Requires Windows 10 / 11, Python 3.12, and a microphone. A CUDA-capable GPU is recommended for the larger models (Whisper Large, Parakeet, Canary). Vosk and T-One run comfortably on CPU.

git clone https://github.com/aa-blinov/lazy-to-text.git
cd lazy-to-text

uv sync                       # creates the venv from uv.lock
uv run lazy-to-text-ui        # launch the app

The first launch leaves no model loaded — pick one from the Models tab and click Download. Press Ctrl+F2, speak, Ctrl+F3; the transcript pastes into the focused window.
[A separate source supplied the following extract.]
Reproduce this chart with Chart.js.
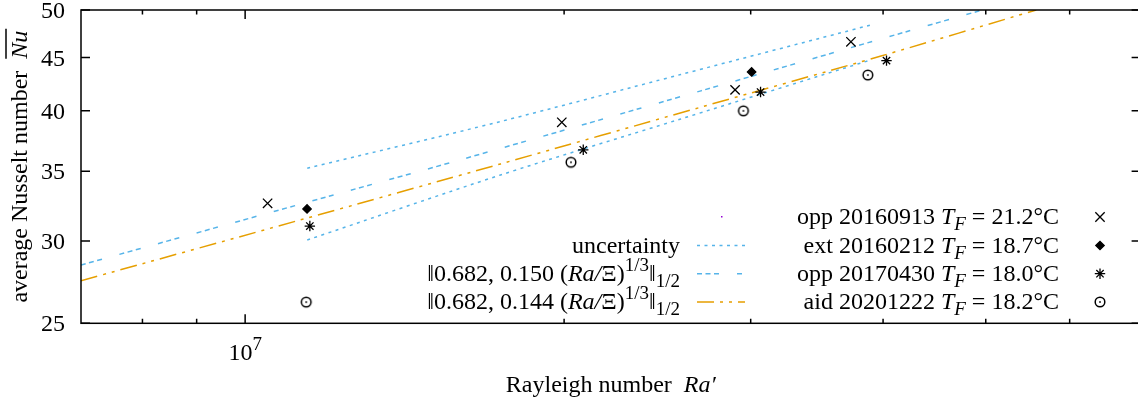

Or drop a file on the Transcribe tab to process audio / video from disk.

System

Windows 10 or 11 (64-bit)
Microphone (built-in or USB)
Optional: NVIDIA GPU + CUDA 12 era driver for fast inference
Python 3.12 (only when building from source — bundled in the .exe build)

VRAM by model

Vosk RU small / RU — 0.5 / 1 GB
GigaAM v3 CTC / RNN-T — 2 / 2.5 GB
T-One — 1.5 GB
Parakeet TDT v3 — 2 GB
Whisper Large v3 Turbo — 4 GB
Whisper Large v3 — 6 GB
Canary 1B v2 — 4 GB

Roadmap

Onboarding overlay for first-launch users
Per-model VRAM forecasting before download
Light theme + theme switcher
Word-level timestamps for the file-transcribe view
Speaker diarisation (file transcribe → labelled segments)

Done in the latest cycle: ONNX-only refactor (single inference path, all backends collapsed onto onnx-asr); Transcribe tab with drag-drop and bundled ffmpeg; T-One, Vosk RU small / large, Canary 1B v2 added; Storage card with disk usage + Open-folder; refresh-rate-aware smooth-scroll and VU meter (60 / 144 / 240 Hz); cancel-load button; live resource monitor; live VU meter; transcription confirmation toast; searchable history with detail dialog; coloured logs view; smooth pixel scrolling everywhere.